Supplied records:

=======

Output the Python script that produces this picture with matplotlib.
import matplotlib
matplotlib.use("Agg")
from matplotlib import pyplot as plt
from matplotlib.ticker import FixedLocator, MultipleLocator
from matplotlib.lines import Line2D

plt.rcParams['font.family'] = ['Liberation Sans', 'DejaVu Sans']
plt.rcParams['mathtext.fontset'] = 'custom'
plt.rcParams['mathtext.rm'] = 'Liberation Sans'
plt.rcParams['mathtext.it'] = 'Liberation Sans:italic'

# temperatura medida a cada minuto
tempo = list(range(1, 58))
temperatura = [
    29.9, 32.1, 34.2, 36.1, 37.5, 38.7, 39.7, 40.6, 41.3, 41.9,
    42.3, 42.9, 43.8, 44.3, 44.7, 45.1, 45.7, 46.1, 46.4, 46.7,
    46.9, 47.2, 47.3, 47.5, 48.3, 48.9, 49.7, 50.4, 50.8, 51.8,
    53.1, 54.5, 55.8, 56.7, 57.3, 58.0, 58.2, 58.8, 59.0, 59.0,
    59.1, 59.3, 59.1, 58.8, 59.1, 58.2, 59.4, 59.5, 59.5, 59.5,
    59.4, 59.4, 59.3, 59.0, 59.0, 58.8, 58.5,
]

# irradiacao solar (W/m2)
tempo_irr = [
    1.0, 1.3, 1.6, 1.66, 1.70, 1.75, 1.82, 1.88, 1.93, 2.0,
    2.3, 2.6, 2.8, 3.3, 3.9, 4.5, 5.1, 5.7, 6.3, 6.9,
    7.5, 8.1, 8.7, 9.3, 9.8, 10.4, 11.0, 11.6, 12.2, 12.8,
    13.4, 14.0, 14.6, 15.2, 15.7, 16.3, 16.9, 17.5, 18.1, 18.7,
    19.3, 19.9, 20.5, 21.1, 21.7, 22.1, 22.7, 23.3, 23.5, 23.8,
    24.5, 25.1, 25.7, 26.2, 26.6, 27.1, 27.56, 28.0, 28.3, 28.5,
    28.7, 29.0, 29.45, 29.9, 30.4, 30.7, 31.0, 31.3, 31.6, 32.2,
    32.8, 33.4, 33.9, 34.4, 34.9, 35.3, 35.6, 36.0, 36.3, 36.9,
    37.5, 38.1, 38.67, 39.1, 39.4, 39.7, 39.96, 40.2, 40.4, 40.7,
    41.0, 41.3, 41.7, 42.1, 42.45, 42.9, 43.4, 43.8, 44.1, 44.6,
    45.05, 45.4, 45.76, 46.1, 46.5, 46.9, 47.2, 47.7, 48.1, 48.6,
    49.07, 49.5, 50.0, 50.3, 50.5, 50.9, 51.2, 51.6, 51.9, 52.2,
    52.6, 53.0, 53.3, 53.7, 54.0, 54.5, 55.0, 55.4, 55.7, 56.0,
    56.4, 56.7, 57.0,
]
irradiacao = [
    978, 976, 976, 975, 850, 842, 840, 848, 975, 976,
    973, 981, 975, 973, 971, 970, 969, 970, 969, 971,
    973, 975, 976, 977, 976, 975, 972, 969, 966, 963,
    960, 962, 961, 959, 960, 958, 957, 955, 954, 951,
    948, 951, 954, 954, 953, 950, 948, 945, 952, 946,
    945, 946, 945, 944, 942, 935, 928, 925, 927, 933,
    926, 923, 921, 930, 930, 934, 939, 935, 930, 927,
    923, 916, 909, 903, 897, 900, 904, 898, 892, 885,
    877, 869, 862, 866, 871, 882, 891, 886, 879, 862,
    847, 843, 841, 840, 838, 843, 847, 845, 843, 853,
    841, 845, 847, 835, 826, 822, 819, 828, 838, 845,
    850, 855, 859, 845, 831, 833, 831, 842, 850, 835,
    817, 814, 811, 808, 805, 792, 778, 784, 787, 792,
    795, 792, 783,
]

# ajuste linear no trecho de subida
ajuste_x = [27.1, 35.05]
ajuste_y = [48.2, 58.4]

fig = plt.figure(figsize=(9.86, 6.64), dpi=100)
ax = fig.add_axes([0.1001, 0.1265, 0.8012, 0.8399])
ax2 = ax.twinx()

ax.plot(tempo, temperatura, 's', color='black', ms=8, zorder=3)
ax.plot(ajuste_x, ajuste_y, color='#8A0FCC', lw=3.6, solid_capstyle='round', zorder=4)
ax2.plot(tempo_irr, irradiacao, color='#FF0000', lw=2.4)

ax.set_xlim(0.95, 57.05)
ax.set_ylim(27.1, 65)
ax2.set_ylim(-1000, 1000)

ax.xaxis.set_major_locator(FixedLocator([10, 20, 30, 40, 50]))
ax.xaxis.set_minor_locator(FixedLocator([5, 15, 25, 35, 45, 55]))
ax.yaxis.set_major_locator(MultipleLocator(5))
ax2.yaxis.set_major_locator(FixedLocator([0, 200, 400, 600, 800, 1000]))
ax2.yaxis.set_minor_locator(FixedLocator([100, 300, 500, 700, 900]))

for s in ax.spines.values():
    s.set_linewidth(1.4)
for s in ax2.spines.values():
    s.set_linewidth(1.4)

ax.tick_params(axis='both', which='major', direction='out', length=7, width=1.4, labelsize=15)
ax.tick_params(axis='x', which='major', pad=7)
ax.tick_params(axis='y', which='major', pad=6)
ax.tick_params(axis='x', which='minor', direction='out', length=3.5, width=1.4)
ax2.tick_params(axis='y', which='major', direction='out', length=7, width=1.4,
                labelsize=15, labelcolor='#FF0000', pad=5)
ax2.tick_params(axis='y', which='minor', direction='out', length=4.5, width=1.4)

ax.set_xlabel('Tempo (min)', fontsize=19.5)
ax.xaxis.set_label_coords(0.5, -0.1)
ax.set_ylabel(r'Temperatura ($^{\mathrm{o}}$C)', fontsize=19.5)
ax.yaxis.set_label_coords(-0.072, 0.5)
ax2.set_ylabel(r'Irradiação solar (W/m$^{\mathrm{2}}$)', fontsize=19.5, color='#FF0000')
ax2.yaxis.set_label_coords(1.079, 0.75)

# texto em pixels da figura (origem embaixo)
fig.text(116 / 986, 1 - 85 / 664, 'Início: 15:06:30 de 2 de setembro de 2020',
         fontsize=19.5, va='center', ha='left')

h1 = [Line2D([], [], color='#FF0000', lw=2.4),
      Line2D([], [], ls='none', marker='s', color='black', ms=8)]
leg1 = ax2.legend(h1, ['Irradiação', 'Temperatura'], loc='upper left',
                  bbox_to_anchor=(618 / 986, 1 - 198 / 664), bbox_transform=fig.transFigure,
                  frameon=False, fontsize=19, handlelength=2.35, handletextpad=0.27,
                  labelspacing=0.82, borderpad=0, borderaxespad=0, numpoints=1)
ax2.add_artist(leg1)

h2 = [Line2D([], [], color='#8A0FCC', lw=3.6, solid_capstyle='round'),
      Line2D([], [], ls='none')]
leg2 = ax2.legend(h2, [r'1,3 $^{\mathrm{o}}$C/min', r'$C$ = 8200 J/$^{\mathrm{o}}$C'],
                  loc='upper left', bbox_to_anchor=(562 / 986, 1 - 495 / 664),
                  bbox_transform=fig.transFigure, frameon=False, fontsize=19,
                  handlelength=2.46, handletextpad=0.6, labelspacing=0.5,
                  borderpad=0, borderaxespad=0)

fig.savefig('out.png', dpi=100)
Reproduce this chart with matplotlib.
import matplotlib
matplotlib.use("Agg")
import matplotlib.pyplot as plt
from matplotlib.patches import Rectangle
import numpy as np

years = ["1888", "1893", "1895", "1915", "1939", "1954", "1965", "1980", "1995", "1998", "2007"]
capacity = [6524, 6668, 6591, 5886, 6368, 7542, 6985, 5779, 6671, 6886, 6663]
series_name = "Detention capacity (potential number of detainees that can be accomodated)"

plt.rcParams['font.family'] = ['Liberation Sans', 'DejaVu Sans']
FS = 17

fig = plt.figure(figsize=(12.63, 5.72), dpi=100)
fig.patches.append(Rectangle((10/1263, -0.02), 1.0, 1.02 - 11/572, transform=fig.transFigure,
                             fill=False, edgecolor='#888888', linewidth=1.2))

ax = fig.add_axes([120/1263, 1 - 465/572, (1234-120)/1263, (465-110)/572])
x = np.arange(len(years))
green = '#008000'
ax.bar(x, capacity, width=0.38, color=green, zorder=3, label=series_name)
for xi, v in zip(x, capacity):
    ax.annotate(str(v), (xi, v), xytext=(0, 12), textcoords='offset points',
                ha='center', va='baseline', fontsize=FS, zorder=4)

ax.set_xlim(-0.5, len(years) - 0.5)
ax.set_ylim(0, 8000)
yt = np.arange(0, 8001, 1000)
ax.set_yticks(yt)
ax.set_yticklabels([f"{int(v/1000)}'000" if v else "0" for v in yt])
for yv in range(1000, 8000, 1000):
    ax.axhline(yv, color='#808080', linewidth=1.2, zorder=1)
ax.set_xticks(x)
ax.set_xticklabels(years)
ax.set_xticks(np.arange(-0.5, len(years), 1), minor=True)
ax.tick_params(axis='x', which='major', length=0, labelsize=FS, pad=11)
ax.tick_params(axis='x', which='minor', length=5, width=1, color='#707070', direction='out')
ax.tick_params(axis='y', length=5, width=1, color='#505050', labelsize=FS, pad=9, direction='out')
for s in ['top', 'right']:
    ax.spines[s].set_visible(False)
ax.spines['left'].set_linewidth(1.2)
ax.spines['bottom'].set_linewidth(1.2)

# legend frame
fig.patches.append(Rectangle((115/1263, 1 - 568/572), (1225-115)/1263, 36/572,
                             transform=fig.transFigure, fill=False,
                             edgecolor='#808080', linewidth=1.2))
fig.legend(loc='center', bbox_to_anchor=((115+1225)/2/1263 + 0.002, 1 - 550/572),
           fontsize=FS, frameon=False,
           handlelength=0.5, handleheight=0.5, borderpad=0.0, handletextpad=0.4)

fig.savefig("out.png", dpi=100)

=======

Task instructions: In the entries above, identify every line with the string "that".

Solution to this exercise:
Output the Python script that produces this picture with matplotlib.
series_name = "Detention capacity (potential number of detainees that can be accomodated)"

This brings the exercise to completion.